As you enter Azteca Restaurant and Bakery, you can hear traditional Mexican music mixed with the laughter of workers and customers alike. Let your eyes travel to the back of the restaurant, and you’ll see a wall of fresh pastries. As you approach the register, you’ll be met with homemade tortillas packaged up and begging to be eaten.
Rebeca Gephart, the owner of Azteca, prides her restaurant on being family-owned with employees who have become family. It is a place where the employees come in to visit on their days off and regular customers joke with the employees when they walk in.
As the lunch rush passes, Mauro Leon, who has been the chef at Azteca for more than 23 years, prepares lunch for himself and some of the other workers. They sit together to eat and share the tale of this thriving family business.
Azteca Restaurant and Bakery, located on Seventh Avenue near Taylor Street, has worked to stay true to its authentic Mexican roots, which date back to 1957.
That year, Gephart’s father, Bernardo Lopez, opened the original Azteca on Seventh and Mohave streets. In 1972, the restaurant moved to a space on 16th Street and Buckeye Road, which the city of Phoenix later bought for an expansion of Sky Harbor International Airport. Azteca then relocated to its current location, where it has been in operation for three decades.

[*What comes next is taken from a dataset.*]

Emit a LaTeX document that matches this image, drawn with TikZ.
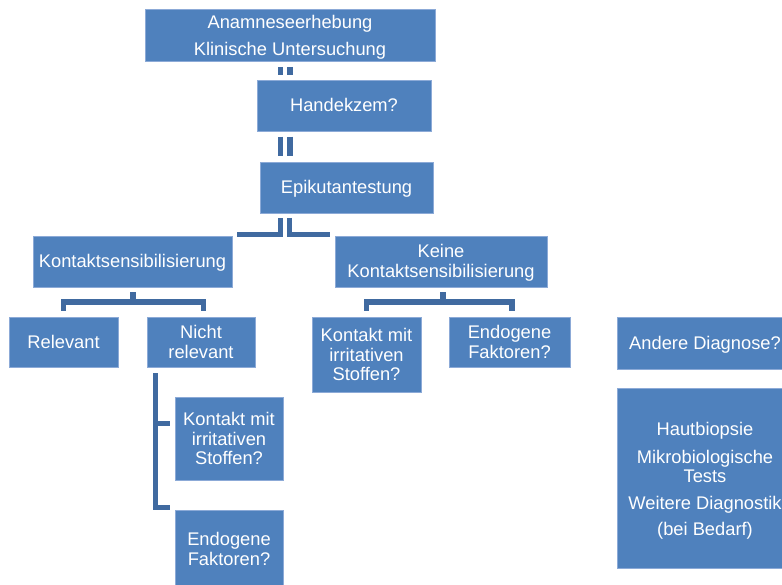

Gephart recalled that her father “had a very entrepreneurial mind.” Azteca was passed down to Gephart and her brother, who focus on keeping the food true to the way it was when the restaurant first opened.
Gephart said the restaurant uses “very traditional Mexican recipes.” What sets Azteca apart from other Mexican cuisine is the way the food is prepared. The ingredients are always fresh, with no preservatives, and the restaurant uses real corn in the homemade tortillas it makes.
Despite its traditional values, the restaurant has changed with the times in some regards.
“The bakery has always evolved,” Gephart said. While she keeps the same recipes her father used, the baking is now done at another facility that focuses strictly on production. The breads are shipped to numerous stores and restaurants in Arizona and California.
In these traditional bread goods are what Gephart calls some of the staples of Mexican cuisine: fresh eggs, Mexican vanilla, star anise and cinnamon bits for maximum flavor.
Gephart said she has seen an increase in students who visit the restaurant, and is looking into expanding her restaurant to include more seating. She is confident in her dream of growing Azteca into something more than a restaurant and bakery. She hopes to add a deli and grocery store that will stay true to Azteca’s commitment to fresh food.